**REQUEST**
Repeat the listing word for word. No pictures belong in the copy.

**DATA SECTION**
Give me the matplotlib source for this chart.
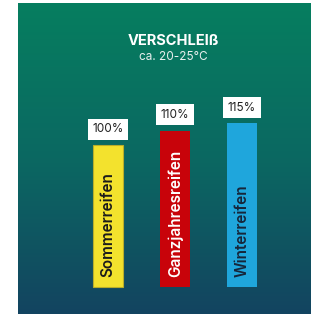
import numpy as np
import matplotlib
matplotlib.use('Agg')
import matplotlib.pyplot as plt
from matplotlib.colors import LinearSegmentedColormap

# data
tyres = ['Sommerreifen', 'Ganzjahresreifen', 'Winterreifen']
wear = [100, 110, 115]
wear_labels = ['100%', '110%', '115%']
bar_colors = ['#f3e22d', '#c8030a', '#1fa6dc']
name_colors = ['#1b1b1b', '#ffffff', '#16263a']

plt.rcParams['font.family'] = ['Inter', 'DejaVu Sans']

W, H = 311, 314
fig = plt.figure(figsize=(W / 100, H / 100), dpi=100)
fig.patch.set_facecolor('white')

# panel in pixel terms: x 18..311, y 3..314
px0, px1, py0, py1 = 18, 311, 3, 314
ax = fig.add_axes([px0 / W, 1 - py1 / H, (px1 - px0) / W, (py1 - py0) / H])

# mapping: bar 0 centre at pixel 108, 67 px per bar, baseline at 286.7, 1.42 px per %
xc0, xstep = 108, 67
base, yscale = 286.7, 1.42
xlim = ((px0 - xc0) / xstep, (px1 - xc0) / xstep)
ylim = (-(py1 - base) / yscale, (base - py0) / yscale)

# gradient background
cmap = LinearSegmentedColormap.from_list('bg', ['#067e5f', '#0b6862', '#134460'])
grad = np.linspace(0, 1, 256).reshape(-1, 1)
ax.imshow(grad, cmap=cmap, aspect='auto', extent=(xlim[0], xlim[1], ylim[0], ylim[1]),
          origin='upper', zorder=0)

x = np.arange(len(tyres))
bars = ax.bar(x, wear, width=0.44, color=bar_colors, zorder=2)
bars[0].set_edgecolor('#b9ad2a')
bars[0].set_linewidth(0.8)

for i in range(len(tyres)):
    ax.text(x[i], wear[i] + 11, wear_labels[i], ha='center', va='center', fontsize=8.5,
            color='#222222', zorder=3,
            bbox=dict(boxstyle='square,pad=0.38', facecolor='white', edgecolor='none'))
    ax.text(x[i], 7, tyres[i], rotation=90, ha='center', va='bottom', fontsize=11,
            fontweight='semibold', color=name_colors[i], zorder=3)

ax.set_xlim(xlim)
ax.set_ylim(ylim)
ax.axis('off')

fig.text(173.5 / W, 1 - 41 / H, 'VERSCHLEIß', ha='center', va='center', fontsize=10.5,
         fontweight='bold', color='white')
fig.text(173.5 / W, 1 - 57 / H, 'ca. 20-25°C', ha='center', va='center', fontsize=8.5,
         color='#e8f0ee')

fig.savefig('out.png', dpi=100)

**SOLUTION**
Give me the matplotlib source for this chart.
import numpy as np
import matplotlib
matplotlib.use('Agg')
import matplotlib.pyplot as plt
from matplotlib.colors import LinearSegmentedColormap

# data
tyres = ['Sommerreifen', 'Ganzjahresreifen', 'Winterreifen']
wear = [100, 110, 115]
wear_labels = ['100%', '110%', '115%']
bar_colors = ['#f3e22d', '#c8030a', '#1fa6dc']
name_colors = ['#1b1b1b', '#ffffff', '#16263a']

plt.rcParams['font.family'] = ['Inter', 'DejaVu Sans']

W, H = 311, 314
fig = plt.figure(figsize=(W / 100, H / 100), dpi=100)
fig.patch.set_facecolor('white')

# panel in pixel terms: x 18..311, y 3..314
px0, px1, py0, py1 = 18, 311, 3, 314
ax = fig.add_axes([px0 / W, 1 - py1 / H, (px1 - px0) / W, (py1 - py0) / H])

# mapping: bar 0 centre at pixel 108, 67 px per bar, baseline at 286.7, 1.42 px per %
xc0, xstep = 108, 67
base, yscale = 286.7, 1.42
xlim = ((px0 - xc0) / xstep, (px1 - xc0) / xstep)
ylim = (-(py1 - base) / yscale, (base - py0) / yscale)

# gradient background
cmap = LinearSegmentedColormap.from_list('bg', ['#067e5f', '#0b6862', '#134460'])
grad = np.linspace(0, 1, 256).reshape(-1, 1)
ax.imshow(grad, cmap=cmap, aspect='auto', extent=(xlim[0], xlim[1], ylim[0], ylim[1]),
          origin='upper', zorder=0)

x = np.arange(len(tyres))
bars = ax.bar(x, wear, width=0.44, color=bar_colors, zorder=2)
bars[0].set_edgecolor('#b9ad2a')
bars[0].set_linewidth(0.8)

for i in range(len(tyres)):
    ax.text(x[i], wear[i] + 11, wear_labels[i], ha='center', va='center', fontsize=8.5,
            color='#222222', zorder=3,
            bbox=dict(boxstyle='square,pad=0.38', facecolor='white', edgecolor='none'))
    ax.text(x[i], 7, tyres[i], rotation=90, ha='center', va='bottom', fontsize=11,
            fontweight='semibold', color=name_colors[i], zorder=3)

ax.set_xlim(xlim)
ax.set_ylim(ylim)
ax.axis('off')

fig.text(173.5 / W, 1 - 41 / H, 'VERSCHLEIß', ha='center', va='center', fontsize=10.5,
         fontweight='bold', color='white')
fig.text(173.5 / W, 1 - 57 / H, 'ca. 20-25°C', ha='center', va='center', fontsize=8.5,
         color='#e8f0ee')

fig.savefig('out.png', dpi=100)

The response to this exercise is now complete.